Solid-state lithium metal batteries built with polymer electrolytes are attractive owing to their high energy density, easy manufacturing, and high safety. However, polymer electrolytes' low ionic conductivity and poor interfacial stability seriously restrict their practical application. Herein, we designed a highly uniform semi-interpenetrating polymer network electrolyte (SIPE) based on thiol–ene click chemistry. This SIPE embedded with linear poly(ethylene glycol) dimethyl (PEGDME) short chains achieves good ionic conductivity (1.78 × 10−4 S cm−1 at 30 °C), low activation energy (0.21 eV), and high lithium-ion transference number (0.53). The thiol–ene click reaction-initiated network effectively promotes homogenous distribution of PEGDME nanodomain in polymer matrix.

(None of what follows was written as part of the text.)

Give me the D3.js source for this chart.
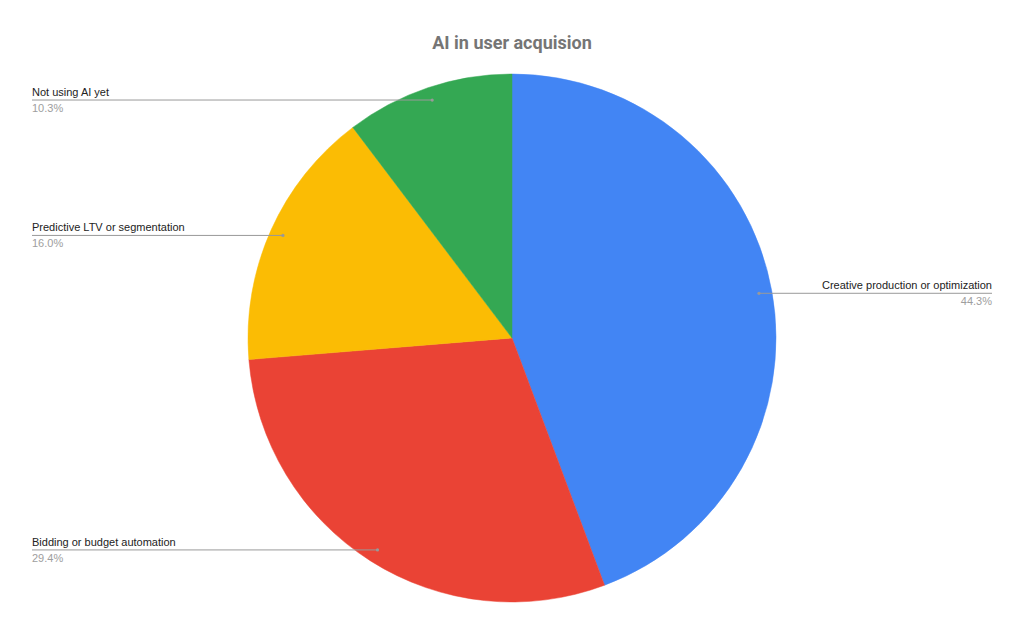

Therefore, short PEG chains can activate the segmental motion of polymer matrix, provide strong Li+-coordination for fast diffusion, and thus facilitate the dissociation of more lithium salts. We demonstrate a dual-salt of LiTFSI and LiDFOB salt in SIPE (D-SIPE), which contributes to a rigid and stable LiF-rich solid electrolyte interphase towards electrodes. The D-SIPE-based cell achieves improved specific capacity and cyclability when tested in solid-state Li metal batteries with LiFePO4 cathode. This work provides a strategy for rationally designing polymer electrolytes and broadening the application of click chemistry in solid-state lithium metal batteries.